** What is expected **
Extract only the lines from the start of the entries below to the line with "var rightTicks = [0, 2000, 4000, 6000, 8000, 10000, 12000];", inclusive; omit every picture.
:: Data entries ::
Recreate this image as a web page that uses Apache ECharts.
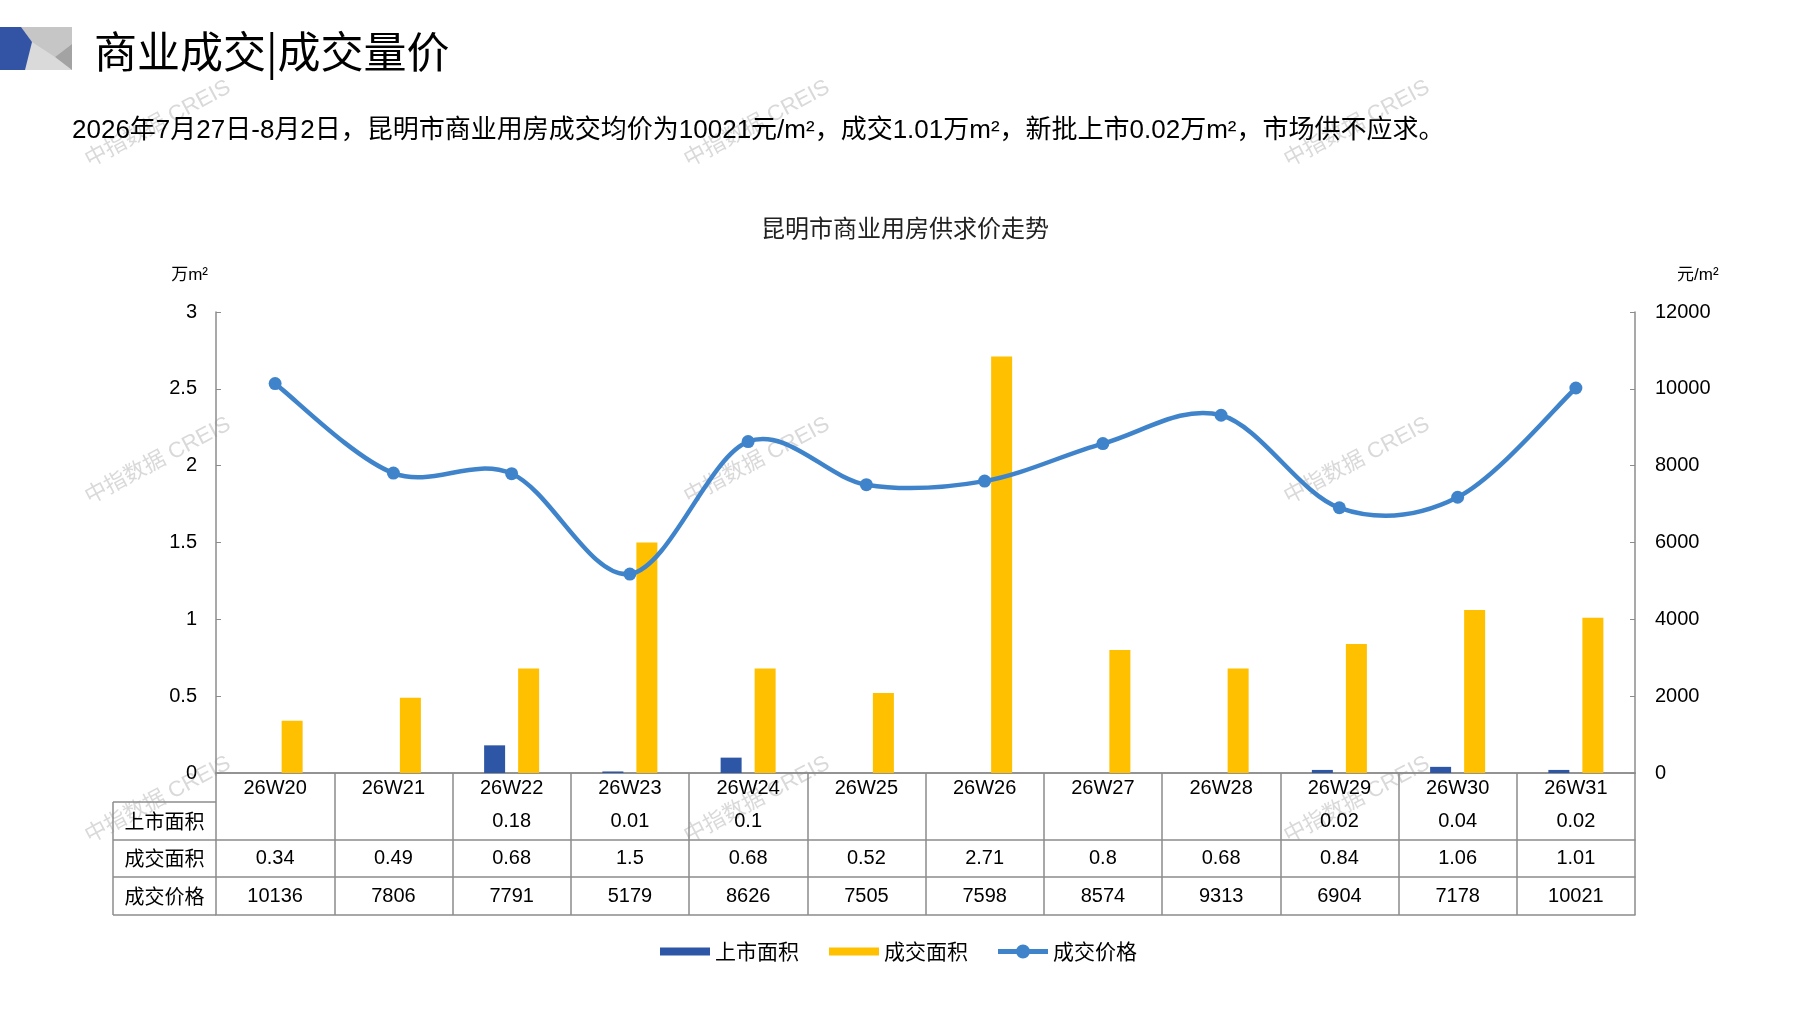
<!DOCTYPE html>
<html>
<head>
<meta charset="utf-8">
<script src="https://cdn.jsdelivr.net/npm/echarts@6/dist/echarts.min.js"></script>
<style>
html,body{margin:0;padding:0;background:#fff;}
#c{width:1797px;height:1010px;}
</style>
</head>
<body>
<div id="c"></div>
<script>
// ---- data ----
var categories = ['26W20','26W21','26W22','26W23','26W24','26W25','26W26','26W27','26W28','26W29','26W30','26W31'];
var supplyArea = [null, null, 0.18, 0.01, 0.1, null, null, null, null, 0.02, 0.04, 0.02];
var dealArea = [0.34, 0.49, 0.68, 1.5, 0.68, 0.52, 2.71, 0.8, 0.68, 0.84, 1.06, 1.01];
var dealPrice = [10136, 7806, 7791, 5179, 8626, 7505, 7598, 8574, 9313, 6904, 7178, 10021];
var seriesNames = ['上市面积', '成交面积', '成交价格'];
var leftTicks = [0, 0.5, 1, 1.5, 2, 2.5, 3];
var rightTicks = [0, 2000, 4000, 6000, 8000, 10000, 12000];

// ---- layout ----
var G = {left: 216, right: 162, top: 312, bottom: 237};
var H0 = 773, rowY = [802, 840, 877, 915], tableLeft = 113;
var NUM = "'Liberation Sans Narrow','Arial Narrow','Liberation Sans','Noto Sans CJK SC',sans-serif";
var CJK = "'Noto Sans CJK SC',sans-serif";
var lineColor = '#8C8C8C';
var priceColor = '#3F84CB';

function fmtRow(arr){ return function(v, i){ var x = arr[i]; return (x === null || x === undefined) ? '' : String(x); }; }

var chart = echarts.init(document.getElementById('c'), null, {renderer: 'canvas'});

function rowAxis(offset, margin, arr, showLabel){
  return {
    type: 'category', data: categories, gridIndex: 0, position: 'bottom', offset: offset,
    axisLine: {show: true, lineStyle: {color: lineColor, width: 1.5}},
    axisTick: {show: false}, splitLine: {show: false},
    axisLabel: {show: showLabel, interval: 0, margin: margin, fontSize: 20, color: '#000', fontFamily: NUM,
      formatter: arr ? fmtRow(arr) : undefined}
  };
}

var wm = [];
[[158,124],[757,124],[1357,124],[158,461],[757,461],[1357,461],[158,800],[757,800],[1357,800]].forEach(function(p){
  wm.push({type:'text', x:p[0], y:p[1], rotation:0.49, z:0, silent:true,
    style:{text:'中指数据 CREIS', fontSize:22, fontFamily:"'Liberation Sans','Noto Sans CJK SC',sans-serif",
      fill:'rgba(170,170,170,0.45)', align:'center', verticalAlign:'middle'}});
});

var tableGraphics = [];
rowY.forEach(function(y){
  tableGraphics.push({type:'line', silent:true, shape:{x1:tableLeft, y1:y, x2:G.left, y2:y}, style:{stroke:lineColor, lineWidth:1.5}});
});
tableGraphics.push({type:'line', silent:true, shape:{x1:tableLeft, y1:rowY[0], x2:tableLeft, y2:rowY[3]}, style:{stroke:lineColor, lineWidth:1.5}});
seriesNames.forEach(function(n, i){
  tableGraphics.push({type:'text', silent:true, x:(tableLeft+G.left)/2, y:(rowY[i]+rowY[i+1])/2,
    style:{text:n, fontSize:20, fontFamily:CJK, fill:'#000', align:'center', verticalAlign:'middle'}});
});

// smooth curve (Catmull-Rom style, like spreadsheet smoothing) drawn through the axes
function renderSegment(params, api){
  var i = params.dataIndex, n = dealPrice.length;
  if (i >= n - 1) return null;
  var i0 = Math.max(i - 1, 0), i3 = Math.min(i + 2, n - 1);
  var p0 = api.coord([i0, dealPrice[i0]]);
  var p1 = api.coord([i, dealPrice[i]]);
  var p2 = api.coord([i + 1, dealPrice[i + 1]]);
  var p3 = api.coord([i3, dealPrice[i3]]);
  var k = 1 / 6;
  return {
    type: 'bezierCurve',
    shape: {
      x1: p1[0], y1: p1[1], x2: p2[0], y2: p2[1],
      cpx1: p1[0] + (p2[0] - p0[0]) * k, cpy1: p1[1] + (p2[1] - p0[1]) * k,
      cpx2: p2[0] - (p3[0] - p1[0]) * k, cpy2: p2[1] - (p3[1] - p1[1]) * k
    },
    style: {stroke: priceColor, lineWidth: 4.5, fill: null, lineCap: 'round'}
  };
}

var option = {
  backgroundColor: '#fff',
  animation: false,
  title: [
    {text: '昆明市商业用房供求价走势', left: 900, top: 211, textAlign: 'center',
      textStyle: {fontSize: 24, fontWeight: 'normal', color: '#222', fontFamily: CJK}}
  ],
  graphic: wm.concat([
    {type:'rect', silent:true, shape:{x:20, y:27, width:52, height:43}, style:{fill:'#DADADA'}},
    {type:'polygon', silent:true, shape:{points:[[20,27],[72,27],[72,44],[55,57],[32,42]]}, style:{fill:'#C6C6C6'}},
    {type:'polygon', silent:true, shape:{points:[[72,44],[72,70],[55,57]]}, style:{fill:'#A3A3A3'}},
    {type:'polygon', silent:true, shape:{points:[[0,27],[21,27],[32,42],[25,70],[0,70]]}, style:{fill:'#3353A5'}},
    {type:'text', silent:true, x:94, y:52, style:{text:'商业成交|成交量价', fontSize:43, fontFamily:CJK, fill:'#000', verticalAlign:'middle'}},
    {type:'text', silent:true, x:72, y:131, style:{text:'2026年7月27日-8月2日，昆明市商业用房成交均价为10021元/m²，成交1.01万m²，新批上市0.02万m²，市场供不应求。', fontSize:26, fontFamily:NUM, fill:'#000', verticalAlign:'middle'}}
  ]).concat(tableGraphics),
  legend: {
    data: [
      {name: '上市面积', icon: 'path://M0,0H50V8H0Z'},
      {name: '成交面积', icon: 'path://M0,0H50V8H0Z'},
      {name: '成交价格', icon: 'path://M0,4.5H50V9.5H0Z M32,7A7,7 0 1 1 18,7A7,7 0 1 1 32,7Z'}
    ],
    left: 'center', top: 936, itemWidth: 50, itemHeight: 14, itemGap: 30, symbolKeepAspect: true,
    textStyle: {fontSize: 21, color: '#000', fontFamily: CJK}
  },
  grid: {left: G.left, right: G.right, top: G.top, bottom: G.bottom, containLabel: false},
  xAxis: [
    {
      type: 'category', data: categories, gridIndex: 0, position: 'bottom', offset: 0,
      axisLine: {show: true, lineStyle: {color: lineColor, width: 1.5}},
      axisTick: {show: true, alignWithLabel: false, interval: 0, length: rowY[3] - H0, lineStyle: {color: lineColor, width: 1.5}},
      axisLabel: {interval: 0, margin: 5, fontSize: 20, color: '#000', fontFamily: NUM}
    },
    rowAxis(rowY[0] - H0, 9, supplyArea, true),
    rowAxis(rowY[1] - H0, 8, dealArea, true),
    rowAxis(rowY[2] - H0, 9, dealPrice, true),
    rowAxis(rowY[3] - H0, 0, null, false)
  ],
  yAxis: [
    {
      type: 'value', min: leftTicks[0], max: leftTicks[leftTicks.length-1], interval: 0.5,
      name: '万m²', nameLocation: 'end', nameGap: 28,
      nameTextStyle: {fontSize: 17, color: '#000', fontFamily: NUM, align: 'right', padding: [0, 8, 0, 0]},
      axisLine: {show: true, lineStyle: {color: lineColor, width: 1.5}},
      axisTick: {show: true, inside: true, length: 5, lineStyle: {color: lineColor}},
      splitLine: {show: false},
      axisLabel: {margin: 19, fontSize: 20, color: '#000', fontFamily: NUM,
        formatter: function(v){ return String(v); }}
    },
    {
      type: 'value', min: rightTicks[0], max: rightTicks[rightTicks.length-1], interval: 2000,
      name: '元/m²', nameLocation: 'end', nameGap: 28,
      nameTextStyle: {fontSize: 17, color: '#000', fontFamily: NUM, align: 'left', padding: [0, 0, 0, 42]},
      axisLine: {show: true, lineStyle: {color: lineColor, width: 1.5}},
      axisTick: {show: true, inside: true, length: 5, lineStyle: {color: lineColor}},
      splitLine: {show: false},
      axisLabel: {margin: 20, fontSize: 20, color: '#000', fontFamily: NUM,
        formatter: function(v){ return String(v); }}
    }
  ],
  series: [
    {name: '上市面积', type: 'bar', xAxisIndex: 0, yAxisIndex: 0, data: supplyArea, barWidth: 21, barGap: '62%',
      itemStyle: {color: '#2E56A6'}},
    {name: '成交面积', type: 'bar', xAxisIndex: 0, yAxisIndex: 0, data: dealArea, barWidth: 21, barGap: '62%',
      itemStyle: {color: '#FFC000'}},
    {type: 'custom', xAxisIndex: 0, yAxisIndex: 1, z: 5, silent: true,
      data: dealPrice.map(function(v, i){ return [i, v]; }),
      encode: {x: 0, y: 1}, renderItem: renderSegment},
    {name: '成交价格', type: 'line', xAxisIndex: 0, yAxisIndex: 1, data: dealPrice, smooth: false,
      symbol: 'circle', symbolSize: 13, z: 6,
      lineStyle: {color: priceColor, width: 0, opacity: 0}, itemStyle: {color: priceColor}}
  ]
};
chart.setOption(option);
</script>
</body>
</html>
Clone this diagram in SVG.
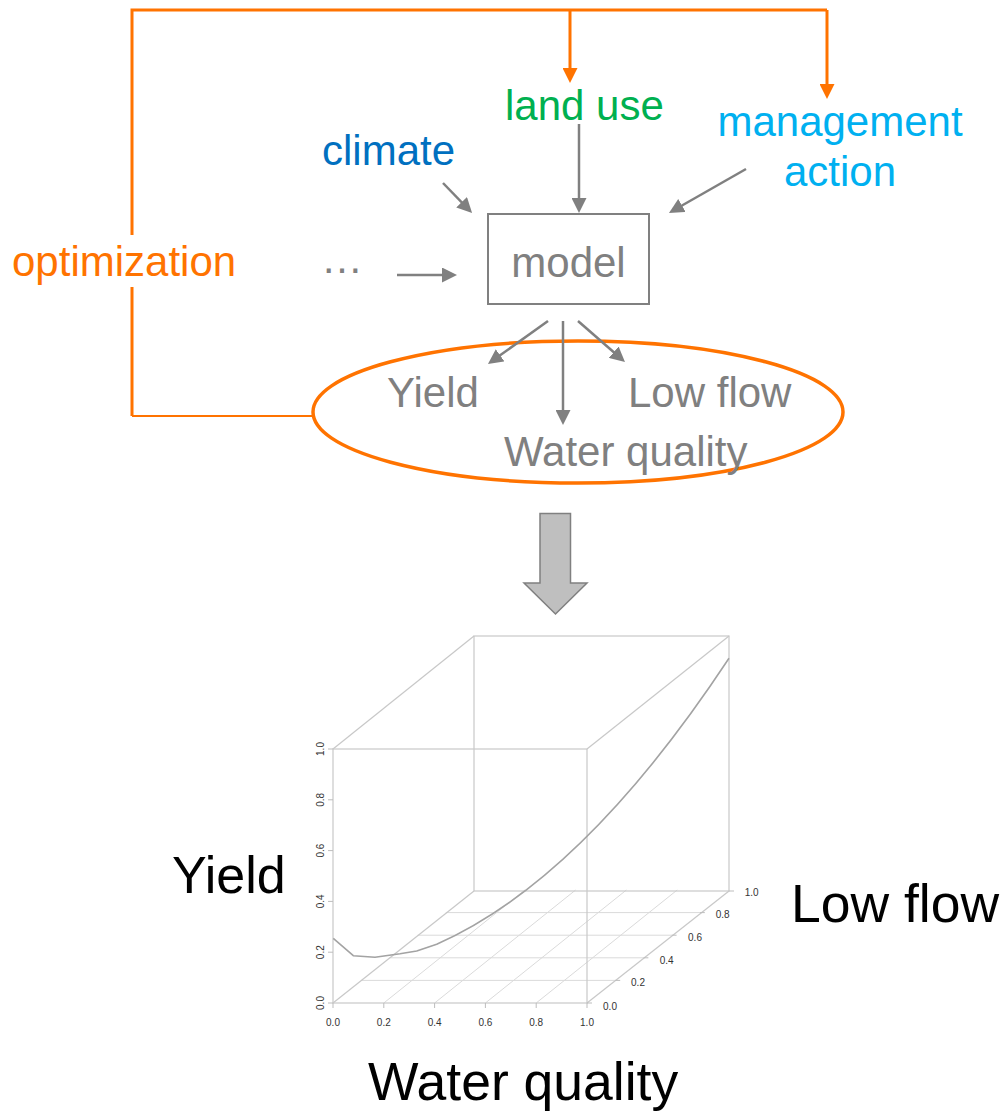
<svg xmlns="http://www.w3.org/2000/svg" width="1004" height="1115" viewBox="0 0 1004 1115">
  <style>
    .lbl { font-family: "Liberation Sans", Arial, sans-serif; font-size: 42px; }
    .grey { fill: #808080; }
    .big { font-family: "Liberation Sans", Arial, sans-serif; font-size: 52px; fill: #000; }
    .big.wide { font-size: 53.5px; }
    .tick { font-family: "Liberation Sans", Arial, sans-serif; font-size: 10px; fill: #333; }
    .garrow { stroke: #808080; stroke-width: 2.5; fill: none; marker-end: url(#headGrey); }
    .oline { stroke: #ff7300; stroke-width: 3; fill: none; }
    .oarrow { stroke: #ff7300; stroke-width: 3; fill: none; marker-end: url(#headOrange); }
    .box { stroke: #c8c8c8; stroke-width: 1.2; fill: none; }
    .grid { stroke: #dadada; stroke-width: 1; fill: none; }
    .tk { stroke: #bdbdbd; stroke-width: 1; }
  </style>
  <defs>
    <marker id="headGrey" markerUnits="userSpaceOnUse" markerWidth="15" markerHeight="15" refX="4" refY="7.5" orient="auto">
      <path d="M0,0 L15,7.5 L0,15 z" fill="#808080"/>
    </marker>
    <marker id="headOrange" markerUnits="userSpaceOnUse" markerWidth="15" markerHeight="15" refX="4" refY="7.5" orient="auto">
      <path d="M0,0 L15,7.5 L0,15 z" fill="#ff7300"/>
    </marker>
  </defs>

  <!-- optimization feedback loop -->
  <g id="optimization">
    <text class="lbl" x="12" y="276" fill="#ff7300">optimization</text>
  </g>

  <g id="climate"><text class="lbl" x="322" y="165" fill="#0070c0">climate</text></g>
  <g id="landuse"><text class="lbl" x="505" y="120" fill="#00b050">land use</text></g>
  <g id="management">
    <text class="lbl" x="840" y="136" text-anchor="middle" fill="#00b0f0">management</text>
    <text class="lbl" x="840" y="186" text-anchor="middle" fill="#00b0f0">action</text>
  </g>
  <g id="other"><text class="lbl grey" x="321" y="273">…</text></g>

  <g id="model">
    <rect x="488" y="214" width="161" height="90" fill="#fff" stroke="#808080" stroke-width="2"/>
    <text class="lbl grey" x="568.5" y="277" text-anchor="middle">model</text>
  </g>

  <g id="outputs">
    <ellipse cx="578" cy="412" rx="265" ry="71" fill="none" stroke="#ff7300" stroke-width="3.5"/>
    <text class="lbl grey" x="387" y="407">Yield</text>
    <text class="lbl grey" x="628" y="407">Low flow</text>
    <text class="lbl grey" x="504" y="466">Water quality</text>
  </g>

  <g id="connectors">
    <!-- orange loop -->
    <polyline class="oline" points="132,235 132,10 827,10"/>
    <polyline class="oline" points="132,287 132,416"/>
    <line x1="132" y1="416" x2="313" y2="416" stroke="#ff7300" stroke-width="2"/>
    <line class="oarrow" x1="570" y1="10" x2="570" y2="72"/>
    <line class="oarrow" x1="827" y1="10" x2="827" y2="88"/>
    <!-- inputs to model -->
    <line class="garrow" x1="443" y1="183" x2="464.4" y2="205.1"/>
    <line class="garrow" x1="579" y1="124" x2="579" y2="202"/>
    <line class="garrow" x1="746" y1="169" x2="678.5" y2="207.5"/>
    <line class="garrow" x1="397" y1="275" x2="446" y2="275"/>
    <!-- model to outputs -->
    <line class="garrow" x1="548" y1="321" x2="496.9" y2="357.6"/>
    <line class="garrow" x1="563" y1="321" x2="563" y2="414"/>
    <line class="garrow" x1="578" y1="321" x2="616.7" y2="354.8"/>
    <!-- block arrow to the trade-off plot -->
    <path d="M540,513.5 L570.5,513.5 L570.5,583 L587,583 L555.5,614 L524,583 L540,583 z" fill="#bfbfbf" stroke="#808080" stroke-width="1.5"/>
  </g>

  <!-- 3D trade-off surface plot -->
  <g id="plot">
    <!-- floor grid -->
    <g class="grid">
      <line x1="361.2" y1="980.4" x2="615.2" y2="980.4"/>
      <line x1="389.4" y1="957.8" x2="643.4" y2="957.8"/>
      <line x1="417.6" y1="935.2" x2="671.6" y2="935.2"/>
      <line x1="445.8" y1="912.6" x2="699.8" y2="912.6"/>
      <line x1="383.8" y1="1003" x2="524.8" y2="890"/>
      <line x1="434.6" y1="1003" x2="575.6" y2="890"/>
      <line x1="485.4" y1="1003" x2="626.4" y2="890"/>
      <line x1="536.2" y1="1003" x2="677.2" y2="890"/>
    </g>
    <!-- box -->
    <g class="box">
      <rect x="474" y="636" width="255" height="255"/>
      <rect x="333" y="749" width="254" height="254"/>
      <line x1="333" y1="749" x2="474" y2="636"/>
      <line x1="587" y1="749" x2="729" y2="636"/>
      <line x1="587" y1="1003" x2="729" y2="891"/>
      <line x1="333" y1="1003" x2="474" y2="891"/>
    </g>
    <!-- trade-off curve -->
    <path fill="none" stroke="#a3a3a3" stroke-width="1.6" stroke-linejoin="round" d="M333.3,938.3 L353.3,955.7 L375,957.3 L400,953.8 L416.7,951 L436.7,944.3 Q582.85,879.7 729,658.3"/>
    <!-- axis ticks -->
    <g class="tk">
      <line x1="333" y1="1003" x2="333" y2="1008"/>
      <line x1="383.8" y1="1003" x2="383.8" y2="1008"/>
      <line x1="434.6" y1="1003" x2="434.6" y2="1008"/>
      <line x1="485.4" y1="1003" x2="485.4" y2="1008"/>
      <line x1="536.2" y1="1003" x2="536.2" y2="1008"/>
      <line x1="587" y1="1003" x2="587" y2="1008"/>
      <line x1="333" y1="1003" x2="328" y2="1003"/>
      <line x1="333" y1="952.2" x2="328" y2="952.2"/>
      <line x1="333" y1="901.4" x2="328" y2="901.4"/>
      <line x1="333" y1="850.6" x2="328" y2="850.6"/>
      <line x1="333" y1="799.8" x2="328" y2="799.8"/>
      <line x1="333" y1="749" x2="328" y2="749"/>
      <line x1="587" y1="1003" x2="592" y2="1003"/>
      <line x1="615.2" y1="980.4" x2="620.2" y2="980.4"/>
      <line x1="643.4" y1="957.8" x2="648.4" y2="957.8"/>
      <line x1="671.6" y1="935.2" x2="676.6" y2="935.2"/>
      <line x1="699.8" y1="912.6" x2="704.8" y2="912.6"/>
      <line x1="729" y1="891" x2="734" y2="891"/>
    </g>
    <g class="tick" text-anchor="middle">
      <text x="333" y="1026">0.0</text>
      <text x="383.8" y="1026">0.2</text>
      <text x="434.6" y="1026">0.4</text>
      <text x="485.4" y="1026">0.6</text>
      <text x="536.2" y="1026">0.8</text>
      <text x="587" y="1026">1.0</text>
      <text transform="translate(324,1003) rotate(-90)">0.0</text>
      <text transform="translate(324,952.2) rotate(-90)">0.2</text>
      <text transform="translate(324,901.4) rotate(-90)">0.4</text>
      <text transform="translate(324,850.6) rotate(-90)">0.6</text>
      <text transform="translate(324,799.8) rotate(-90)">0.8</text>
      <text transform="translate(324,749) rotate(-90)">1.0</text>
      <text x="610" y="1009.5">0.0</text>
      <text x="638" y="985.5">0.2</text>
      <text x="666.7" y="963.5">0.4</text>
      <text x="695" y="940.5">0.6</text>
      <text x="722.7" y="917.5">0.8</text>
      <text x="751.7" y="895.5">1.0</text>
    </g>
    <text class="big" x="172" y="893">Yield</text>
    <text class="big wide" x="791" y="922">Low flow</text>
    <text class="big wide" x="368" y="1100">Water quality</text>
  </g>
</svg>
:::
** Written response **
Recreate this image as a web page that uses Apache ECharts.
<!DOCTYPE html>
<html>
<head>
<meta charset="utf-8">
<script src="https://cdn.jsdelivr.net/npm/echarts@6/dist/echarts.min.js"></script>
<style>
html,body{margin:0;padding:0;background:#fff;}
#c{width:1797px;height:1010px;}
</style>
</head>
<body>
<div id="c"></div>
<script>
// ---- data ----
var categories = ['26W20','26W21','26W22','26W23','26W24','26W25','26W26','26W27','26W28','26W29','26W30','26W31'];
var supplyArea = [null, null, 0.18, 0.01, 0.1, null, null, null, null, 0.02, 0.04, 0.02];
var dealArea = [0.34, 0.49, 0.68, 1.5, 0.68, 0.52, 2.71, 0.8, 0.68, 0.84, 1.06, 1.01];
var dealPrice = [10136, 7806, 7791, 5179, 8626, 7505, 7598, 8574, 9313, 6904, 7178, 10021];
var seriesNames = ['上市面积', '成交面积', '成交价格'];
var leftTicks = [0, 0.5, 1, 1.5, 2, 2.5, 3];
var rightTicks = [0, 2000, 4000, 6000, 8000, 10000, 12000];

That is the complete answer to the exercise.